Look at the data below and print exactly the lines from its first line through the line with "(bp558) at (942,374)"; the pictures stay out of the copy.

● DATA BLOCK:
========

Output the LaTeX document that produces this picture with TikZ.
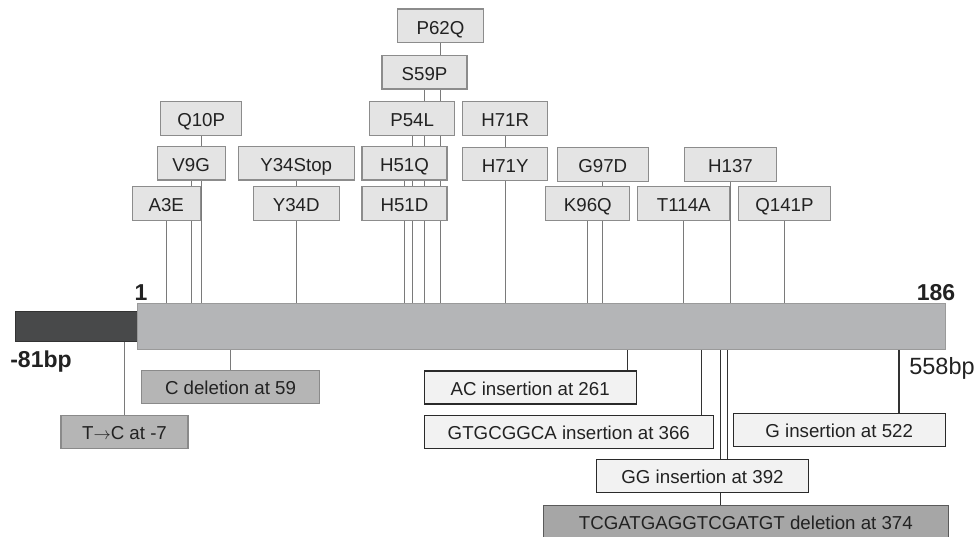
\documentclass[tikz,border=0pt]{standalone}
\usepackage{fontspec}
\setmainfont{Liberation Sans}
\usetikzlibrary{backgrounds}
\definecolor{tfill}{HTML}{E4E4E4}
\definecolor{tbord}{HTML}{8C8C8C}
\definecolor{barfill}{HTML}{B4B5B7}
\definecolor{barbord}{HTML}{9A9A9A}
\definecolor{darkfill}{HTML}{48494A}
\definecolor{darkbord}{HTML}{333333}
\definecolor{lfill}{HTML}{F2F2F2}
\definecolor{lbord}{HTML}{2A2A2A}
\definecolor{mfill}{HTML}{B5B5B5}
\definecolor{mbord}{HTML}{8A8A8A}
\definecolor{tcfill}{HTML}{A6A6A6}
\definecolor{tcbord}{HTML}{5A5A5A}
\definecolor{tlinec}{HTML}{7A7A7A}
\definecolor{blinec}{HTML}{333333}
\definecolor{txt}{HTML}{222222}
\tikzset{
  boxbase/.style={inner sep=0pt, line width=1.1pt, text=txt, font=\fontsize{18.7}{20}\selectfont},
  topbox/.style={boxbase, draw=tbord, fill=tfill, minimum height=33.5pt, text height=17pt, text depth=0pt},
  lightbox/.style={boxbase, draw=lbord, fill=lfill, minimum height=33pt, text height=15pt, text depth=0pt},
  midbox/.style={boxbase, draw=mbord, fill=mfill, minimum height=33pt, text height=15pt, text depth=0pt},
  tcbox/.style={boxbase, draw=tcbord, fill=tcfill, minimum height=33pt, text height=15pt, text depth=0pt},
  tline/.style={draw=tlinec, line width=1.1pt},
  bline/.style={draw=blinec, line width=1.1pt},
  mline/.style={draw=tlinec, line width=1.1pt},
  boldlab/.style={inner sep=0pt, text=txt, font=\fontsize{23}{26}\bfseries\selectfont, anchor=base},
  reglab/.style={inner sep=0pt, text=txt, font=\fontsize{23.5}{26}\selectfont, anchor=base}
}
\begin{document}
\begin{tikzpicture}[x=1pt,y=-1pt]
\clip (0,0) rectangle (977,536);
\useasboundingbox (0,0) rectangle (977,536);

% bars
\node[draw=darkbord, fill=darkfill, line width=1pt, inner sep=0pt, minimum width=122pt, minimum height=30pt, anchor=north west] (dark) at (15,311) {};
\node[draw=barbord, fill=barfill, line width=1.1pt, inner sep=0pt, minimum width=808pt, minimum height=46.6pt, anchor=north west] (bar) at (137,302.7) {};

% end labels
\node[boldlab] (one) at (141,300) {1};
\node[boldlab] (n186) at (936,300) {186};
\node[boldlab] (m81) at (41,367.3) {-81bp};
\node[reglab] (bp558) at (942,374) {558bp};

% top boxes
\node[topbox, minimum width=86pt] (p62q) at (440.5,25.7) {P62Q};
\node[topbox, minimum width=85pt] (s59p) at (424.5,72.2) {S59P};
\node[topbox, minimum width=81pt] (q10p) at (201.2,118.3) {Q10P};
\node[topbox, minimum width=85pt] (p54l) at (412.2,118.3) {P54L};
\node[topbox, minimum width=85pt] (h71r) at (505.2,118.3) {H71R};
\node[topbox, minimum width=68pt] (v9g) at (191.2,163.2) {V9G};
\node[topbox, minimum width=116pt] (y34stop) at (296.2,163.2) {Y34Stop};
\node[topbox, minimum width=85pt] (h51q) at (404.5,163.2) {H51Q};
\node[topbox, minimum width=85pt] (h71y) at (505.2,163.8) {H71Y};
\node[topbox, minimum width=91pt] (g97d) at (602.8,164.3) {G97D};
\node[topbox, minimum width=92pt] (h137) at (730.5,164.3) {H137};
\node[topbox, minimum width=68pt] (a3e) at (166.2,203.3) {A3E};
\node[topbox, minimum width=86pt] (y34d) at (296.2,203.3) {Y34D};
\node[topbox, minimum width=85pt] (h51d) at (404.5,203.3) {H51D};
\node[topbox, minimum width=84pt] (k96q) at (587.8,203.3) {K96Q};
\node[topbox, minimum width=92pt] (t114a) at (683.8,203.3) {T114A};
\node[topbox, minimum width=92pt] (q141p) at (784.5,203.3) {Q141P};

% bottom boxes
\node[midbox, minimum width=178pt] (cdel) at (230.5,387.3) {C deletion at 59};
\node[midbox, minimum width=127pt] (tc) at (124.5,431.7) {T\ensuremath{\rightarrow}C at -7};
\node[lightbox, minimum width=212pt] (ac) at (530.2,387.5) {AC insertion at 261};
\node[lightbox, minimum width=289pt] (gtgc) at (568.8,432) {GTGCGGCA insertion at 366};
\node[lightbox, minimum width=212pt] (gins) at (839.2,429.7) {G insertion at 522};
\node[lightbox, minimum width=212pt] (gg) at (702.5,476) {GG insertion at 392};
\node[tcbox, minimum width=405pt] (tcg) at (745.8,522.2) {TCGATGAGGTCGATGT deletion at 374};

% connector x positions for bottom boxes
\coordinate (xac) at (627.5,0);
\coordinate (xgtgc) at (701.5,0);
\coordinate (xdel) at (720.3,0);
\coordinate (xgg) at (727.5,0);
\coordinate (xg) at (899,0);

\begin{scope}[on background layer]
  \foreach \n in {p62q,s59p,q10p,p54l,h71r,v9g,y34stop,h51q,g97d,h137,a3e,h51d,k96q,t114a,q141p}
    \draw[tline] (\n.south) -- (\n.south |- bar.north);
  \draw[mline] (cdel.north) -- (cdel.north |- bar.south);
  \draw[mline] (tc.north) -- (tc.north |- dark.south);
  \draw[bline] (bar.south -| xac) -- (ac.north -| xac);
  \draw[bline] (bar.south -| xgtgc) -- (gtgc.north -| xgtgc);
  \draw[bline] (bar.south -| xdel) -- (tcg.north -| xdel);
  \draw[bline] (bar.south -| xgg) -- (gg.north -| xgg);
  \draw[bline] (bar.south -| xg) -- (gins.north -| xg);
\end{scope}
\end{tikzpicture}
\end{document}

========

● ANSWER TO THE TASK:
Output the LaTeX document that produces this picture with TikZ.
\documentclass[tikz,border=0pt]{standalone}
\usepackage{fontspec}
\setmainfont{Liberation Sans}
\usetikzlibrary{backgrounds}
\definecolor{tfill}{HTML}{E4E4E4}
\definecolor{tbord}{HTML}{8C8C8C}
\definecolor{barfill}{HTML}{B4B5B7}
\definecolor{barbord}{HTML}{9A9A9A}
\definecolor{darkfill}{HTML}{48494A}
\definecolor{darkbord}{HTML}{333333}
\definecolor{lfill}{HTML}{F2F2F2}
\definecolor{lbord}{HTML}{2A2A2A}
\definecolor{mfill}{HTML}{B5B5B5}
\definecolor{mbord}{HTML}{8A8A8A}
\definecolor{tcfill}{HTML}{A6A6A6}
\definecolor{tcbord}{HTML}{5A5A5A}
\definecolor{tlinec}{HTML}{7A7A7A}
\definecolor{blinec}{HTML}{333333}
\definecolor{txt}{HTML}{222222}
\tikzset{
  boxbase/.style={inner sep=0pt, line width=1.1pt, text=txt, font=\fontsize{18.7}{20}\selectfont},
  topbox/.style={boxbase, draw=tbord, fill=tfill, minimum height=33.5pt, text height=17pt, text depth=0pt},
  lightbox/.style={boxbase, draw=lbord, fill=lfill, minimum height=33pt, text height=15pt, text depth=0pt},
  midbox/.style={boxbase, draw=mbord, fill=mfill, minimum height=33pt, text height=15pt, text depth=0pt},
  tcbox/.style={boxbase, draw=tcbord, fill=tcfill, minimum height=33pt, text height=15pt, text depth=0pt},
  tline/.style={draw=tlinec, line width=1.1pt},
  bline/.style={draw=blinec, line width=1.1pt},
  mline/.style={draw=tlinec, line width=1.1pt},
  boldlab/.style={inner sep=0pt, text=txt, font=\fontsize{23}{26}\bfseries\selectfont, anchor=base},
  reglab/.style={inner sep=0pt, text=txt, font=\fontsize{23.5}{26}\selectfont, anchor=base}
}
\begin{document}
\begin{tikzpicture}[x=1pt,y=-1pt]
\clip (0,0) rectangle (977,536);
\useasboundingbox (0,0) rectangle (977,536);

% bars
\node[draw=darkbord, fill=darkfill, line width=1pt, inner sep=0pt, minimum width=122pt, minimum height=30pt, anchor=north west] (dark) at (15,311) {};
\node[draw=barbord, fill=barfill, line width=1.1pt, inner sep=0pt, minimum width=808pt, minimum height=46.6pt, anchor=north west] (bar) at (137,302.7) {};

% end labels
\node[boldlab] (one) at (141,300) {1};
\node[boldlab] (n186) at (936,300) {186};
\node[boldlab] (m81) at (41,367.3) {-81bp};
\node[reglab] (bp558) at (942,374) {558bp};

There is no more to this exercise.